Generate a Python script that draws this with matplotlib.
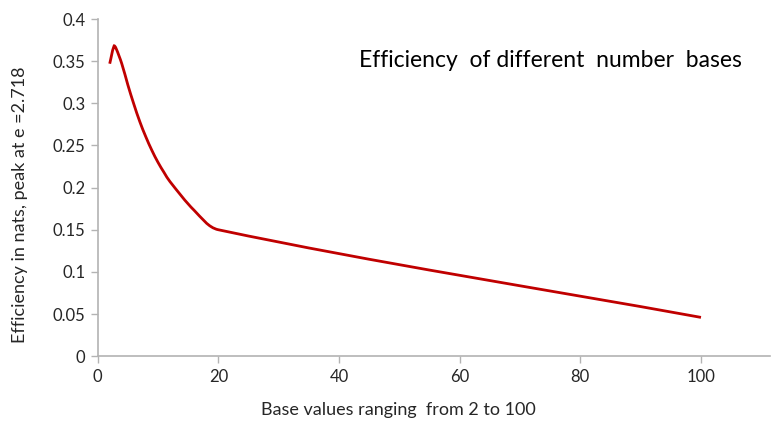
import numpy as np
import matplotlib.pyplot as plt
from matplotlib.path import Path
from matplotlib.patches import PathPatch

plt.rcParams['font.family'] = ['Lato', 'DejaVu Sans']

# values
base = [2, 2.718, 3, 4, 5, 6, 7, 8, 9, 10, 11, 12, 16, 20, 100]
eff = [0.347, 0.368, 0.366, 0.347, 0.322, 0.299, 0.278, 0.260, 0.244,
       0.230, 0.218, 0.207, 0.173, 0.150, 0.046]

x_ticks = [0, 20, 40, 60, 80, 100]
y_ticks = [0, 0.05, 0.1, 0.15, 0.2, 0.25, 0.3, 0.35, 0.4]
y_labels = ['0', '0.05', '0.1', '0.15', '0.2', '0.25', '0.3', '0.35', '0.4']

line_col = '#C00000'
axis_col = '#B3B3B3'
text_col = '#262626'


def smooth_path(xs, ys, sx, sy):
    # smoothed line: cubic bezier through every point, tangent
    # direction from the neighbours, length a third of the segment
    p = np.column_stack([np.array(xs) * sx, np.array(ys) * sy])
    n = len(p)
    verts = [p[0]]
    codes = [Path.MOVETO]
    for i in range(n - 1):
        a = p[i - 1] if i > 0 else p[i]
        b = p[i]
        c = p[i + 1]
        d = p[i + 2] if i + 2 < n else p[i + 1]
        seg = np.linalg.norm(c - b)
        t1 = (c - a) / np.linalg.norm(c - a) * seg / 3
        t2 = (d - b) / np.linalg.norm(d - b) * seg / 3
        verts += [b + t1, c - t2, c]
        codes += [Path.CURVE4] * 3
    v = np.array(verts)
    v[:, 0] /= sx
    v[:, 1] /= sy
    return Path(v, codes)


fig = plt.figure(figsize=(7.75, 4.23), dpi=100)
ax = fig.add_axes([0.126, 0.158, 0.868, 0.797])
ax.set_xlim(0, 111.5)
ax.set_ylim(0, 0.4)

path = smooth_path(base, eff, 6.03, 842.5)
ax.add_patch(PathPatch(path, fill=False, edgecolor=line_col, linewidth=2,
                       capstyle='butt'))

ax.set_xticks(x_ticks)
ax.set_yticks(y_ticks)
ax.set_yticklabels(y_labels)

for s in ['top', 'right']:
    ax.spines[s].set_visible(False)
for s in ['left', 'bottom']:
    ax.spines[s].set_color(axis_col)
    ax.spines[s].set_linewidth(1.2)
ax.tick_params(direction='out', length=5, width=1, color=axis_col,
               labelsize=12, labelcolor=text_col, pad=4)

fig.text(0.463, 0.858, 'Efficiency  of different  number  bases', fontsize=16.5,
         color='black', ha='left', va='center')
fig.text(0.026, 0.515, 'Efficiency in nats, peak at e =2.718', fontsize=13,
         color=text_col, rotation=90, ha='center', va='center')
fig.text(0.514, 0.031, 'Base values ranging  from 2 to 100', fontsize=13,
         color=text_col, ha='center', va='center')

fig.savefig('out.png', dpi=100)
○ ○ ○ ○ ○ ○ ○
▶ **AIM OF THE TASK**: From the first line above down to the line with "0.230, 0.218, 0.207, 0.173, 0.150, 0.046]", reproduce every line and no others, omitting pictures.

▶ **OUTPUT OF THE EXERCISE**:
Generate a Python script that draws this with matplotlib.
import numpy as np
import matplotlib.pyplot as plt
from matplotlib.path import Path
from matplotlib.patches import PathPatch

plt.rcParams['font.family'] = ['Lato', 'DejaVu Sans']

# values
base = [2, 2.718, 3, 4, 5, 6, 7, 8, 9, 10, 11, 12, 16, 20, 100]
eff = [0.347, 0.368, 0.366, 0.347, 0.322, 0.299, 0.278, 0.260, 0.244,
       0.230, 0.218, 0.207, 0.173, 0.150, 0.046]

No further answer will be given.